Interactive Visual Data Mining and Knowledge Discovery is a way of enhancing both analytical and visualization methods for discovering hidden patterns in multidimensional data. The fundamental challenge for visual discovery in multidimensional data is that we cannot see n-D data with the naked eye and need visual analytics tools (“n-D glasses”). This challenge starts at 4-D. Often multidimensional data are visualized by non-reversible, lossy dimension reduction methods such as Principal Component Analysis (PCA). While these methods are very useful, they can eliminate important information critical for knowledge discovery in n-D data before starting discovering n-D patterns. Therefore, the expansion of the class of reversible lossless visualization methods is important. The hybrid methods that combine such reversible methods with non-reversible visualization methods open new wide opportunities for knowledge discovery in n-D data. These lossless displays are important because of the abilities:
(1) to restore all attributes of each n-D data point from these graphs,
(2) to leverage the unique power of human vision to compare in parallel the hundreds of their features, and
(3) to speed up the selection of an appropriate n-D data classification model.
The presenter will review and compare reversible and non-reversible visualization methods such as General Line Coordinates, PCA, and Multidimensional Scaling, manifolds and others. The presenter will use relevant material from his published books, a forthcoming Springer book on Visual Knowledge Discovery and his recent tutorial at the IEEE Joint Neural Networks Conference 2017.
The target audience of this tutorial includes HCI graduate students, scientists and practitioners.

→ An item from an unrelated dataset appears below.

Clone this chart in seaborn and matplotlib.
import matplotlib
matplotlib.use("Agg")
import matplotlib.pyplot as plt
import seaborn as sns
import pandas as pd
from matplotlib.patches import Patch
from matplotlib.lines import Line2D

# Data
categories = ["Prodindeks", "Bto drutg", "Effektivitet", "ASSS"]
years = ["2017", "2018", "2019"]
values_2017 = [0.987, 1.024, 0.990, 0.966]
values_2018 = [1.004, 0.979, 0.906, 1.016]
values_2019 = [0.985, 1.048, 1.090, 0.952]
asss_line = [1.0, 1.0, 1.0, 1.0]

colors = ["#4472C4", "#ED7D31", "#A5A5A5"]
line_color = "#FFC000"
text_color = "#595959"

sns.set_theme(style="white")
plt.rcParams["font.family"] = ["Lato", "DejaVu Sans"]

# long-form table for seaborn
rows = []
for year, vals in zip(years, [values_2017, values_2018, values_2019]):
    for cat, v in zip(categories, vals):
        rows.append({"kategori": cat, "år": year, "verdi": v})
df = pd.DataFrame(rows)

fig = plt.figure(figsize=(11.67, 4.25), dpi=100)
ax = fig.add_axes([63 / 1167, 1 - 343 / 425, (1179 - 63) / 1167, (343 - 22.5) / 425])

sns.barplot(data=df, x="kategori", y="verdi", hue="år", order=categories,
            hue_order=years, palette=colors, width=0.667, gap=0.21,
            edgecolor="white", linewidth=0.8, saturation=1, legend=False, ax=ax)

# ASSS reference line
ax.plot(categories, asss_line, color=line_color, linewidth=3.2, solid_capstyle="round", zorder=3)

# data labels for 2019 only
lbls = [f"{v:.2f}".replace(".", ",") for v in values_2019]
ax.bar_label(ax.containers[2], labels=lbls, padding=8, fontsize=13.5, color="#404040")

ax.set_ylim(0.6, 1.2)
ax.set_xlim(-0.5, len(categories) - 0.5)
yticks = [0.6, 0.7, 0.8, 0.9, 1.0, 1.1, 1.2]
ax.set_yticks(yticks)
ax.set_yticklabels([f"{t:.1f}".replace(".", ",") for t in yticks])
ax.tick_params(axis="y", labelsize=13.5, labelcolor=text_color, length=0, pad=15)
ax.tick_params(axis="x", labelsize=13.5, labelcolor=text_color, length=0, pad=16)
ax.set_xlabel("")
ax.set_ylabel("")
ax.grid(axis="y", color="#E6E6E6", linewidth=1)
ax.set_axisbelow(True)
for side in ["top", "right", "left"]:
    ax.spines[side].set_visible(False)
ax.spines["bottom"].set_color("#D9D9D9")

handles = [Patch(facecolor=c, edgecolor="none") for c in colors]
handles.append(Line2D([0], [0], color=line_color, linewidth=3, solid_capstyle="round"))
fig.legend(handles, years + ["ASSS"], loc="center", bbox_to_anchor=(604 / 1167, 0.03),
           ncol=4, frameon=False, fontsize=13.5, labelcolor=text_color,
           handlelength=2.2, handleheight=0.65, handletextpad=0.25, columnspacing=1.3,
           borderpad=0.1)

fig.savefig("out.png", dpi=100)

The benefits from this tutorial for graduate students and researchers are to become familiar with these new developments and new opportunities to enhance their own research inspired by these methods. For practitioners the benefits are in the opportunities to apply these methods to the real world tasks.

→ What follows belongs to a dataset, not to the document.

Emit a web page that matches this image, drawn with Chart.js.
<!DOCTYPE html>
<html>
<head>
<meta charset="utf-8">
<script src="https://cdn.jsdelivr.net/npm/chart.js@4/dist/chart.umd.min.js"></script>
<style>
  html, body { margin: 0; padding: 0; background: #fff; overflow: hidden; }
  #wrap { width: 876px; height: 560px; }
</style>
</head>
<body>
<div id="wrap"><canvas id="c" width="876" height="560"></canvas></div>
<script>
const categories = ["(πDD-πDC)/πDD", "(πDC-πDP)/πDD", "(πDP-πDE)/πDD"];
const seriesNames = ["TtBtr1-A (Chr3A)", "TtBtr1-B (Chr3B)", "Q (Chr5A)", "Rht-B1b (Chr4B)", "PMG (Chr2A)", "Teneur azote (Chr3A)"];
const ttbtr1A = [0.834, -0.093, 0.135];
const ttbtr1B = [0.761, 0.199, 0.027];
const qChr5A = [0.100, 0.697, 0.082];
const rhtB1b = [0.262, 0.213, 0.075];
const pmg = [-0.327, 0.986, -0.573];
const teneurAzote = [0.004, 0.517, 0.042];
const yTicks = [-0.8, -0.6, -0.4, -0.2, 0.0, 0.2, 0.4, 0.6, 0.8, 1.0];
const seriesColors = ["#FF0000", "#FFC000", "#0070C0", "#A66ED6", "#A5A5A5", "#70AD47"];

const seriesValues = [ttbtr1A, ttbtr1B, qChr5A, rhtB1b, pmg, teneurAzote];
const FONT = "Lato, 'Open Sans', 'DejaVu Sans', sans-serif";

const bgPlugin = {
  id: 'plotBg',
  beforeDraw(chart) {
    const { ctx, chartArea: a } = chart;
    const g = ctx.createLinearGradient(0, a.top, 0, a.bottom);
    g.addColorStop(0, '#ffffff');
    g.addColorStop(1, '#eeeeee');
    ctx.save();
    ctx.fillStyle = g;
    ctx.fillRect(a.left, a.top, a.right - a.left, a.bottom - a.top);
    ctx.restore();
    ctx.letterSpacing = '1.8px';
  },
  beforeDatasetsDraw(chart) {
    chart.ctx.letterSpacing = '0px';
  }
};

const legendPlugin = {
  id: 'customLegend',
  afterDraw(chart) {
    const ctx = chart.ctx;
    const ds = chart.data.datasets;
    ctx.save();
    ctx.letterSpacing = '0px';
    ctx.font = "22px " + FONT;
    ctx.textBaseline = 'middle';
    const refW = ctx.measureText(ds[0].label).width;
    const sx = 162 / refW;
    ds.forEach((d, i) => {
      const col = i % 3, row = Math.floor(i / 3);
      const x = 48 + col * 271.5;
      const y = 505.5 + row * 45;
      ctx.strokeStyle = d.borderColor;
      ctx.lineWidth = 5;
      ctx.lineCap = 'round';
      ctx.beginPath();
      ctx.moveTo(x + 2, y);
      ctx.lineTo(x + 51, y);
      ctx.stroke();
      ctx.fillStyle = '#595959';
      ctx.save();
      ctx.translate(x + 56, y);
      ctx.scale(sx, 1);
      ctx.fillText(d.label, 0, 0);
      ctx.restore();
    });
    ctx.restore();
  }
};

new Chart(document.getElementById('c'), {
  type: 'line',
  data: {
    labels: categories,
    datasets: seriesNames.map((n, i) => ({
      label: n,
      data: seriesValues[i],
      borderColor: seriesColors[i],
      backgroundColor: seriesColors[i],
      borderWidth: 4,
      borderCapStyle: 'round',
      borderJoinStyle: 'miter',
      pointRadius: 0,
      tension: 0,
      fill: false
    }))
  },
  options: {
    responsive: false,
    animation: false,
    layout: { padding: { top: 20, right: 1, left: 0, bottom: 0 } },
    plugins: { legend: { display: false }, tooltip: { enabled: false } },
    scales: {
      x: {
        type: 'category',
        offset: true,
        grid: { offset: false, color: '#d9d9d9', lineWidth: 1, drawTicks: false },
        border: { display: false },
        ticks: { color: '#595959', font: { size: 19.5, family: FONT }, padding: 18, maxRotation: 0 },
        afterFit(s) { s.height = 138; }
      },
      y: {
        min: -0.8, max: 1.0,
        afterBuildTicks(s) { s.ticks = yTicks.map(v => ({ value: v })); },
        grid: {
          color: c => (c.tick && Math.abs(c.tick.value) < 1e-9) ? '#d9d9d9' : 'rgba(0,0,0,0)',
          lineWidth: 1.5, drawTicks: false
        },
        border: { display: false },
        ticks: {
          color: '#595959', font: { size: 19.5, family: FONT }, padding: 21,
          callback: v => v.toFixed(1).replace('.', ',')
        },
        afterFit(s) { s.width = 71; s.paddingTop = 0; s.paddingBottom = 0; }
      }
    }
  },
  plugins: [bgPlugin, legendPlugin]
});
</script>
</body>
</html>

Dr. Boris Kovalerchuk is a professor of Computer Science at Central Washington University, USA. He is co-author of two books on Data Mining (Kluwer, 2000), Visual and Spatial Analysis (Springer 2005), forthcoming Springer book on Visual Knowledge Discovery, and over 170 other publications including a chapter in the Data Mining Handbook. His research interests are in visual analytics, data mining, machine learning, uncertainty modeling, relationships between probability theory and fuzzy logic, data fusion, image and signal processing. He has been a principal investigator of several research projects in these areas supported by the US Government agencies. Dr. Kovalerchuk served as a senior visiting scientist at the US Air Force Research Laboratory and as a member of several expert panels at the international conferences and panels organized by the US Government bodies.